Нет, я понимаю, что и в подобном дерь... кризисе мироощущения можно родить нечто поистине гениальное. Вот только русский язык для этого знать нужно, мать вашу. А не подрывной энергийной деятельностью против литературы заниматься.
Приведу в качестве затравки (разбор будет, будет, милые "мушкетерки" и их покровители, готовьтесь) пару цитат. Буквально с первых строк этого произведения.
"Сегодня, когда моей бабушке в Киргизии исполнилось девяносто лет, а ее дочь шестидесяти шести лет похоронили на подмосковном кладбище рядом с ее же сыном, нашедшим вечный покой девять лет назад, я думаю о времени". — А я об арифметике.
Ну ладно, сравнение бабушки, которая и в сто двадцать годков на наших могилах простудится, с дочерью, которая умерла молодой (в свои пятьдесят пять я хорошо понимаю, что через одиннадцать лет мне будет не так много, чтобы с радостью оставить этот надоевший мир) — вполне понятно и правомочно. А сын как в эту фразу со своей математикой влез? И чей "ее же сын" — дочери или бабушки — понимаешь, лишь перечитав криво слепленную фразу. Сама структура фразы такова, чтобы читатель ее не воспринял без перечитывания.
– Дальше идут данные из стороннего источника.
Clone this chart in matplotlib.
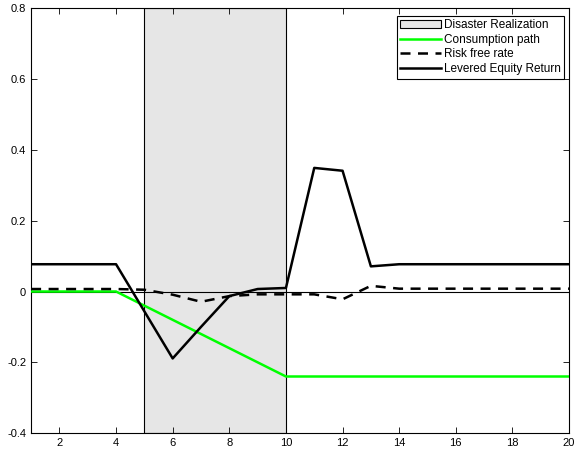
import matplotlib
matplotlib.use("Agg")
import matplotlib.pyplot as plt

plt.rcParams['font.family'] = ['Liberation Sans', 'DejaVu Sans']

periods = list(range(1, 21))
consumption = [0, 0, 0, 0, -0.04, -0.08, -0.12, -0.16, -0.20, -0.24,
               -0.24, -0.24, -0.24, -0.24, -0.24, -0.24, -0.24, -0.24, -0.24, -0.24]
risk_free = [0.007, 0.007, 0.007, 0.007, 0.005, -0.009, -0.029, -0.013, -0.008, -0.008,
             -0.008, -0.022, 0.016, 0.008, 0.008, 0.008, 0.008, 0.008, 0.008, 0.008]
equity = [0.077, 0.077, 0.077, 0.077, -0.056, -0.189, -0.10, -0.013, 0.007, 0.010,
          0.349, 0.341, 0.071, 0.077, 0.077, 0.077, 0.077, 0.077, 0.077, 0.077]
disaster_start, disaster_end = 5, 10

fig = plt.figure(figsize=(5.76, 4.55), dpi=100)
ax = fig.add_axes([0.054, 0.048, 0.934, 0.934])

ax.axvspan(disaster_start, disaster_end, facecolor='#e6e6e6', edgecolor='black',
           linewidth=0.8, label='Disaster Realization', zorder=1)
ax.axhline(0, color='black', linewidth=0.8, zorder=2)
ax.plot(periods, consumption, color='#00ff00', linewidth=1.8, label='Consumption path', zorder=3)
ax.plot(periods, risk_free, color='black', linewidth=1.8, linestyle=(0, (4, 3)),
        label='Risk free rate', zorder=3)
ax.plot(periods, equity, color='black', linewidth=1.8, label='Levered Equity Return', zorder=3)

ax.set_xlim(1, 20)
ax.set_ylim(-0.4, 0.8)
ax.set_xticks(range(2, 21, 2))
ax.set_yticks([-0.4, -0.2, 0, 0.2, 0.4, 0.6, 0.8])
ax.set_yticklabels(['-0.4', '-0.2', '0', '0.2', '0.4', '0.6', '0.8'])
ax.tick_params(direction='in', top=True, right=True, labelsize=8, length=4, width=0.6)
for s in ax.spines.values():
    s.set_linewidth(0.8)

leg = ax.legend(loc='upper right', bbox_to_anchor=(564 / 576, (455 - 15.5) / 455),
                bbox_transform=fig.transFigure, fontsize=8.5, fancybox=False,
                edgecolor='black', framealpha=1, borderpad=0.3, labelspacing=0.23,
                handlelength=3.4, handletextpad=0.25, borderaxespad=0)
leg.get_frame().set_linewidth(0.8)

fig.savefig('out.png', dpi=100)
Скажете, придираюсь? Следующая фраза добавляет в соус, которым полито повествование, как кажется автору, чего-то "духовитого" (не иначе, асафетиды): "О том, что в романах-то я люблю такой поворот: время истекает, и пересыхает роман, и пуст исток событий. Это момент, когда в книге кончается ресурс действия. Герои еще трепыхаются, еще надеются вывернуться и подогреть интригу, перетоптаться и выскочить в новую главу жизни, но автор торопит кульминацию и развязку". И это второе предложение "романа" окончательно, как приговор.
Мать ваша покойница, я еще понимаю, когда гуманитарий оказывается идиотом в отношении естественных наук. Если река где-то пересыхает, с ее истоком ничего не делается, хотя он может обмелеть. Но если он исчез — нет больше никакой реки. И с романом то же: если исток событий дал дуба, какой, к черту, роман? Это как приключившееся с вашим премиальным арапчонком Булатом Хановым: в финале его нехитрого реалистского опуса внезапно (!) обнаружилось, что простой москвич-учитель, страдающий в рядовой казанской школе ни за понюшку табаку, на деле супер-пупер-агент-шпион-разведчик. Присланный в школу разведывать, сколько тут наваривают на школьных завтраках и замене парт. И все, от опуса буквально ничего не осталось — книгу с пришпандоренным сдурна финалом сдуло с карты литературных земель, даже лужи не осталось.
Уж извините, КРИТИК Пустовая, а поздно писателю, которого вы поминаете во второй фразе своего произведения, кульминацию торопить. Ведь согласно вашему же сообщению повествование уже заканчивается (развязка и есть момент, когда все заканчивается). Какие-то вы странные романы любите, у которых на середине повествования обнаруживается, что завязка сдохла, русло пересохло, но герои отчего-то трепыхаются, а автор еще только торопит кульминацию. Нас тоже ждет нечто подобное?
А как же. И к тому же на языке, за который пороть надо. Розгами. И приговаривать: "Не пиши, не пиши! Не будь писателем!"